** Start Provided records **
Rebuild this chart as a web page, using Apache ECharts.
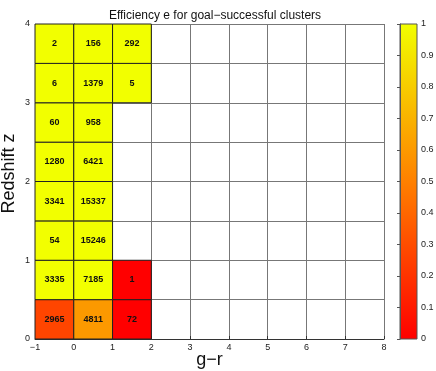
<!DOCTYPE html>
<html>
<head>
<meta charset="utf-8">
<script src="https://cdn.jsdelivr.net/npm/echarts@6/dist/echarts.min.js"></script>
<style>
  html, body { margin: 0; padding: 0; background: #fff; }
  #chart { width: 436px; height: 371px; }
</style>
</head>
<body>
<div id="chart"></div>
<script>
// cell lower-left corners (g-r, z), counts and efficiency
var cellX = [-1, 0, 1, -1, 0, 1, -1, 0, -1, 0, -1, 0, -1, 0, -1, 0, 1, -1, 0, 1];
var cellY = [0, 0, 0, 0.5, 0.5, 0.5, 1, 1, 1.5, 1.5, 2, 2, 2.5, 2.5, 3, 3, 3, 3.5, 3.5, 3.5];
var cellCount = [2965, 4811, 72, 3335, 7185, 1, 54, 15246, 3341, 15337, 1280, 6421, 60, 958, 6, 1379, 5, 2, 156, 292];
var cellEff = [0.27, 0.6, 0, 1, 1, 0, 1, 1, 1, 1, 1, 1, 1, 1, 1, 1, 1, 1, 1, 1];

var colorStops = ['#ff0000', '#ff8000', '#f2ff00'];

var cells = cellX.map(function (x, i) {
  return [x, cellY[i], cellCount[i], cellEff[i]];
});

var chart = echarts.init(document.getElementById('chart'));
var font = 'Liberation Sans, Arial, sans-serif';

chart.setOption({
  animation: false,
  textStyle: { fontFamily: font },
  title: {
    text: 'Efficiency e for goal\u2212successful clusters',
    left: 210,
    textAlign: 'center',
    top: 5,
    textStyle: { fontSize: 12, fontWeight: 'normal', color: '#111', fontFamily: font }
  },
  grid: [
    { left: 35, right: 52, top: 24, bottom: 32, show: false, outerBoundsMode: 'none' },
    {
      left: 400, width: 17, top: 24, height: 315, show: true, outerBoundsMode: 'none',
      borderColor: '#555', borderWidth: 1,
      backgroundColor: new echarts.graphic.LinearGradient(0, 0, 0, 1, [
        { offset: 0, color: colorStops[2] },
        { offset: 0.5, color: colorStops[1] },
        { offset: 1, color: colorStops[0] }
      ])
    }
  ],
  visualMap: {
    show: false,
    seriesIndex: 0,
    dimension: 3,
    min: 0,
    max: 1,
    inRange: { color: colorStops }
  },
  xAxis: [
    {
      type: 'value', min: -1, max: 8, interval: 1,
      name: 'g\u2212r', nameLocation: 'middle', nameGap: 12, nameMoveOverlap: false,
      nameTextStyle: { fontSize: 18, color: '#111' },
      axisLine: { show: true, lineStyle: { color: '#333' } },
      axisTick: { show: true, inside: true, length: 3, lineStyle: { color: '#333' } },
      axisLabel: {
        fontSize: 9, color: '#222', margin: 4,
        formatter: function (v) { return v < 0 ? '\u2212' + (-v) : String(v); }
      },
      splitLine: { show: true, lineStyle: { color: '#777', width: 1 } }
    },
    { gridIndex: 1, type: 'value', min: 0, max: 1, show: false }
  ],
  yAxis: [
    {
      type: 'value', min: 0, max: 4, interval: 0.5,
      name: 'Redshift z', nameLocation: 'middle', nameGap: 17, nameRotate: 90, nameMoveOverlap: false,
      nameTextStyle: { fontSize: 18, color: '#111', padding: [0, 0, 0, 16] },
      axisLine: { show: true, lineStyle: { color: '#333' } },
      axisTick: { show: false },
      axisLabel: {
        fontSize: 9, color: '#222', margin: 5,
        formatter: function (v) { return v % 1 === 0 ? String(v) : ''; }
      },
      splitLine: { show: true, lineStyle: { color: '#777', width: 1 } }
    },
    {
      gridIndex: 1, type: 'value', min: 0, max: 1, interval: 0.1, position: 'right',
      axisLine: { show: true, lineStyle: { color: '#555' } },
      axisTick: { show: true, inside: true, length: 3, lineStyle: { color: '#555' } },
      axisLabel: { fontSize: 9, color: '#222', margin: 4 },
      splitLine: { show: false }
    }
  ],
  series: [
    {
      type: 'custom',
      xAxisIndex: 0,
      yAxisIndex: 0,
      data: cells,
      renderItem: function (params, api) {
        var x = api.value(0), y = api.value(1);
        var p0 = api.coord([x, y + 0.5]);
        var p1 = api.coord([x + 1, y]);
        return {
          type: 'group',
          children: [
            {
              type: 'rect',
              shape: { x: p0[0], y: p0[1], width: p1[0] - p0[0], height: p1[1] - p0[1] },
              style: { fill: api.visual('color'), stroke: '#222', lineWidth: 1 }
            },
            {
              type: 'text',
              style: {
                text: String(api.value(2)),
                x: (p0[0] + p1[0]) / 2,
                y: (p0[1] + p1[1]) / 2,
                align: 'center',
                verticalAlign: 'middle',
                fontSize: 9,
                fontWeight: 'bold',
                fontFamily: font,
                fill: '#111'
              }
            }
          ]
        };
      }
    }
  ]
});
</script>
</body>
</html>
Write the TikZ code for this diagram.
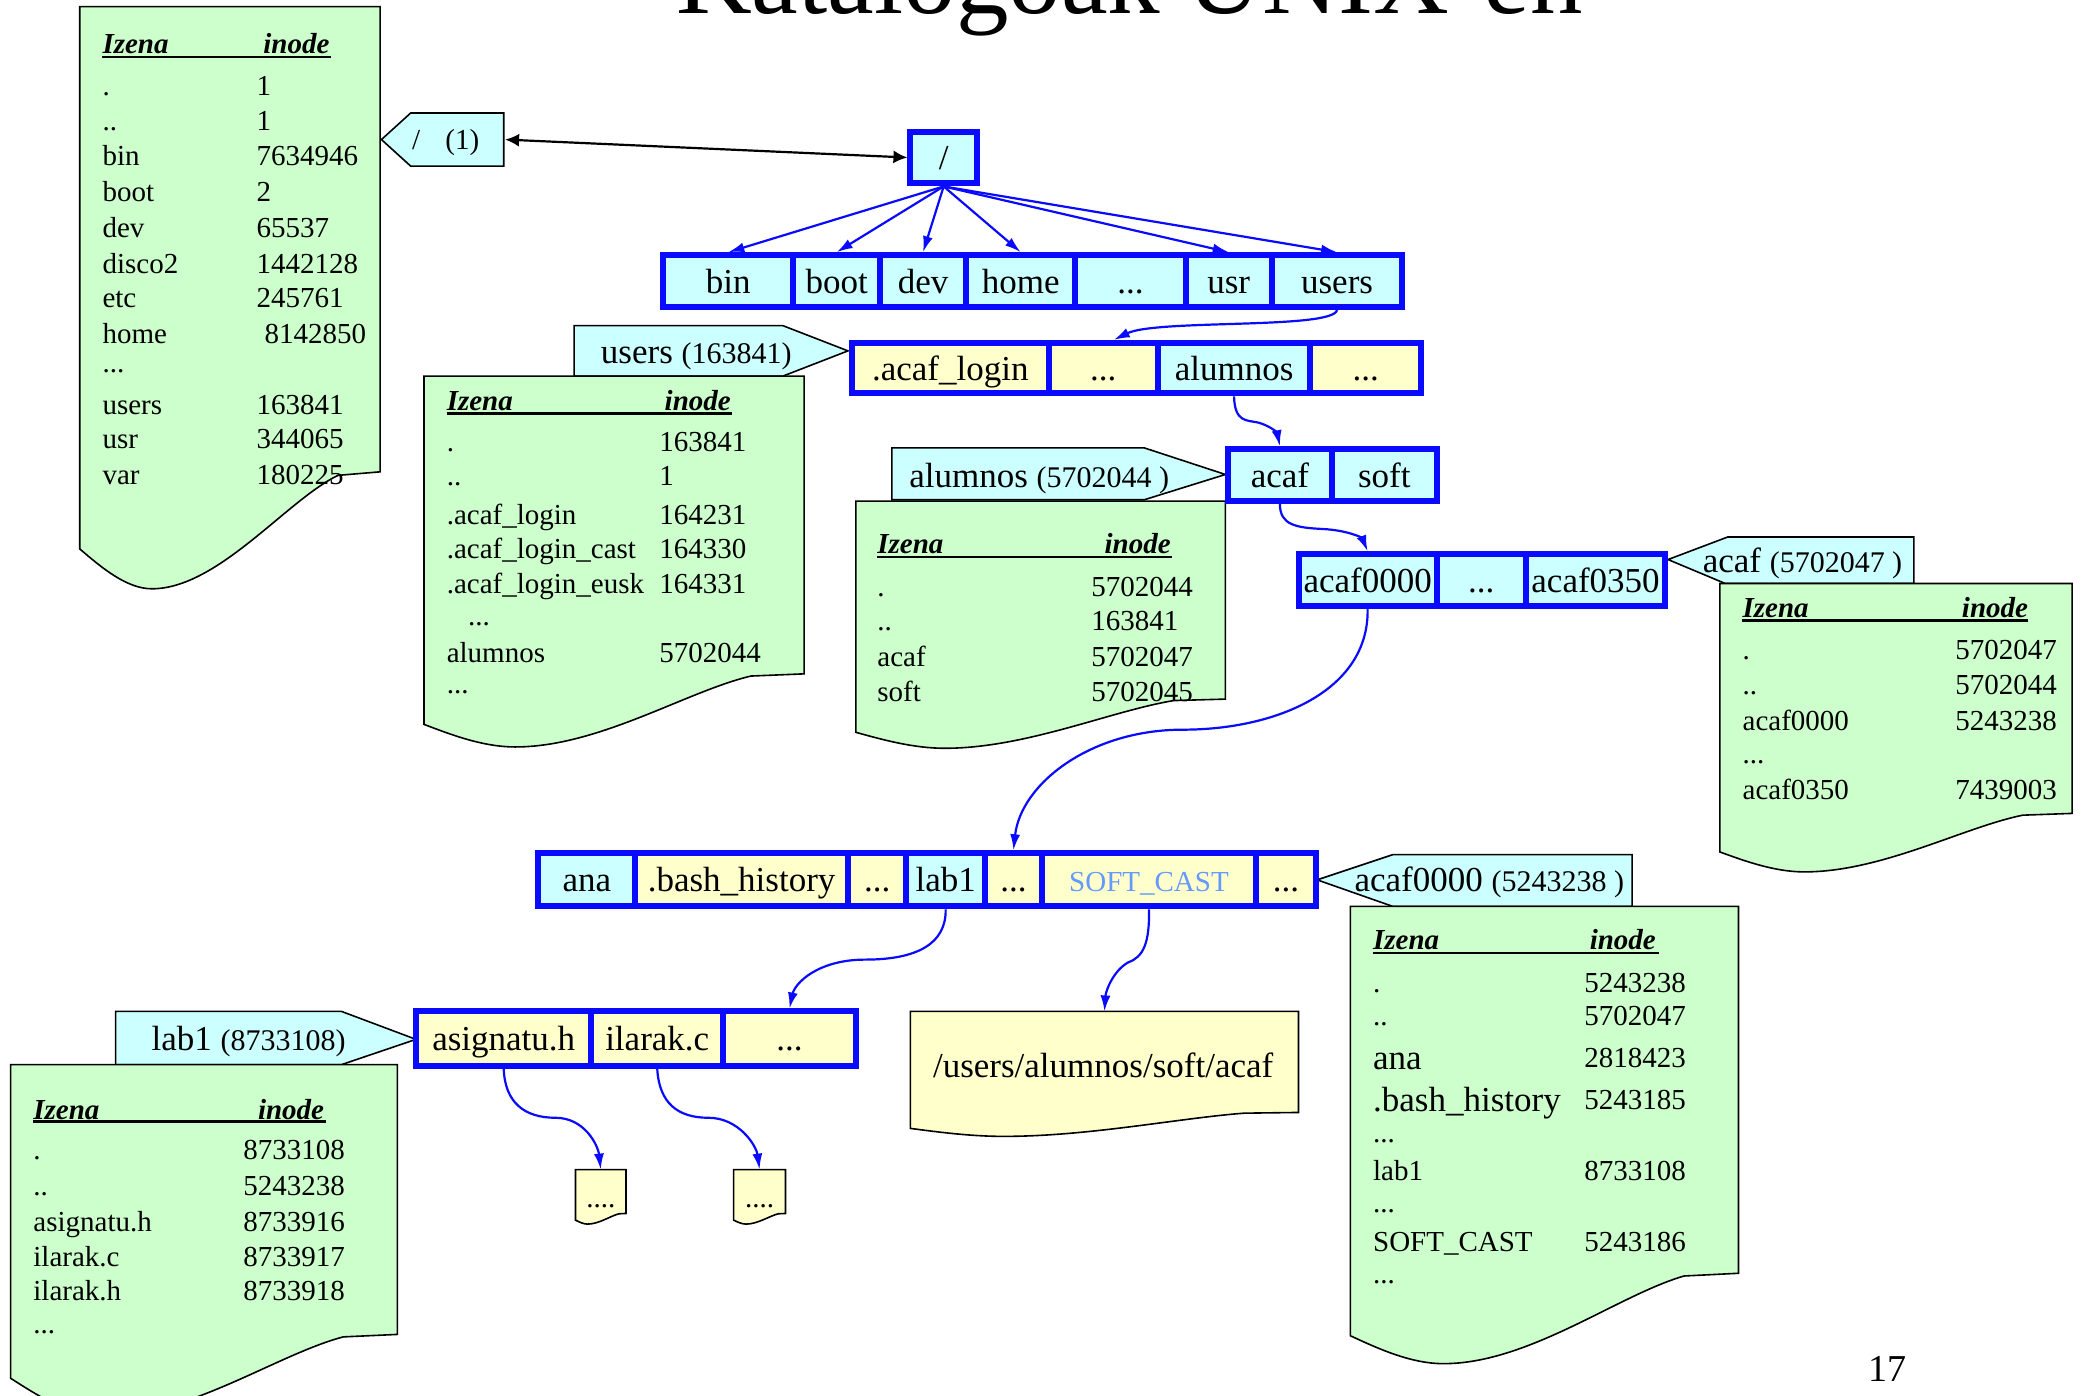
** End Provided records **
Exercise objective: Each entry must be retyped word for word, with every image omitted.

Task result:
Rebuild this chart as a web page, using Apache ECharts.
<!DOCTYPE html>
<html>
<head>
<meta charset="utf-8">
<script src="https://cdn.jsdelivr.net/npm/echarts@6/dist/echarts.min.js"></script>
<style>
  html, body { margin: 0; padding: 0; background: #fff; }
  #chart { width: 436px; height: 371px; }
</style>
</head>
<body>
<div id="chart"></div>
<script>
// cell lower-left corners (g-r, z), counts and efficiency
var cellX = [-1, 0, 1, -1, 0, 1, -1, 0, -1, 0, -1, 0, -1, 0, -1, 0, 1, -1, 0, 1];
var cellY = [0, 0, 0, 0.5, 0.5, 0.5, 1, 1, 1.5, 1.5, 2, 2, 2.5, 2.5, 3, 3, 3, 3.5, 3.5, 3.5];
var cellCount = [2965, 4811, 72, 3335, 7185, 1, 54, 15246, 3341, 15337, 1280, 6421, 60, 958, 6, 1379, 5, 2, 156, 292];
var cellEff = [0.27, 0.6, 0, 1, 1, 0, 1, 1, 1, 1, 1, 1, 1, 1, 1, 1, 1, 1, 1, 1];

var colorStops = ['#ff0000', '#ff8000', '#f2ff00'];

var cells = cellX.map(function (x, i) {
  return [x, cellY[i], cellCount[i], cellEff[i]];
});

var chart = echarts.init(document.getElementById('chart'));
var font = 'Liberation Sans, Arial, sans-serif';

chart.setOption({
  animation: false,
  textStyle: { fontFamily: font },
  title: {
    text: 'Efficiency e for goal\u2212successful clusters',
    left: 210,
    textAlign: 'center',
    top: 5,
    textStyle: { fontSize: 12, fontWeight: 'normal', color: '#111', fontFamily: font }
  },
  grid: [
    { left: 35, right: 52, top: 24, bottom: 32, show: false, outerBoundsMode: 'none' },
    {
      left: 400, width: 17, top: 24, height: 315, show: true, outerBoundsMode: 'none',
      borderColor: '#555', borderWidth: 1,
      backgroundColor: new echarts.graphic.LinearGradient(0, 0, 0, 1, [
        { offset: 0, color: colorStops[2] },
        { offset: 0.5, color: colorStops[1] },
        { offset: 1, color: colorStops[0] }
      ])
    }
  ],
  visualMap: {
    show: false,
    seriesIndex: 0,
    dimension: 3,
    min: 0,
    max: 1,
    inRange: { color: colorStops }
  },
  xAxis: [
    {
      type: 'value', min: -1, max: 8, interval: 1,
      name: 'g\u2212r', nameLocation: 'middle', nameGap: 12, nameMoveOverlap: false,
      nameTextStyle: { fontSize: 18, color: '#111' },
      axisLine: { show: true, lineStyle: { color: '#333' } },
      axisTick: { show: true, inside: true, length: 3, lineStyle: { color: '#333' } },
      axisLabel: {
        fontSize: 9, color: '#222', margin: 4,
        formatter: function (v) { return v < 0 ? '\u2212' + (-v) : String(v); }
      },
      splitLine: { show: true, lineStyle: { color: '#777', width: 1 } }
    },
    { gridIndex: 1, type: 'value', min: 0, max: 1, show: false }
  ],
  yAxis: [
    {
      type: 'value', min: 0, max: 4, interval: 0.5,
      name: 'Redshift z', nameLocation: 'middle', nameGap: 17, nameRotate: 90, nameMoveOverlap: false,
      nameTextStyle: { fontSize: 18, color: '#111', padding: [0, 0, 0, 16] },
      axisLine: { show: true, lineStyle: { color: '#333' } },
      axisTick: { show: false },
      axisLabel: {
        fontSize: 9, color: '#222', margin: 5,
        formatter: function (v) { return v % 1 === 0 ? String(v) : ''; }
      },
      splitLine: { show: true, lineStyle: { color: '#777', width: 1 } }
    },
    {
      gridIndex: 1, type: 'value', min: 0, max: 1, interval: 0.1, position: 'right',
      axisLine: { show: true, lineStyle: { color: '#555' } },
      axisTick: { show: true, inside: true, length: 3, lineStyle: { color: '#555' } },
      axisLabel: { fontSize: 9, color: '#222', margin: 4 },
      splitLine: { show: false }
    }
  ],
  series: [
    {
      type: 'custom',
      xAxisIndex: 0,
      yAxisIndex: 0,
      data: cells,
      renderItem: function (params, api) {
        var x = api.value(0), y = api.value(1);
        var p0 = api.coord([x, y + 0.5]);
        var p1 = api.coord([x + 1, y]);
        return {
          type: 'group',
          children: [
            {
              type: 'rect',
              shape: { x: p0[0], y: p0[1], width: p1[0] - p0[0], height: p1[1] - p0[1] },
              style: { fill: api.visual('color'), stroke: '#222', lineWidth: 1 }
            },
            {
              type: 'text',
              style: {
                text: String(api.value(2)),
                x: (p0[0] + p1[0]) / 2,
                y: (p0[1] + p1[1]) / 2,
                align: 'center',
                verticalAlign: 'middle',
                fontSize: 9,
                fontWeight: 'bold',
                fontFamily: font,
                fill: '#111'
              }
            }
          ]
        };
      }
    }
  ]
});
</script>
</body>
</html>
Write the TikZ code for this diagram.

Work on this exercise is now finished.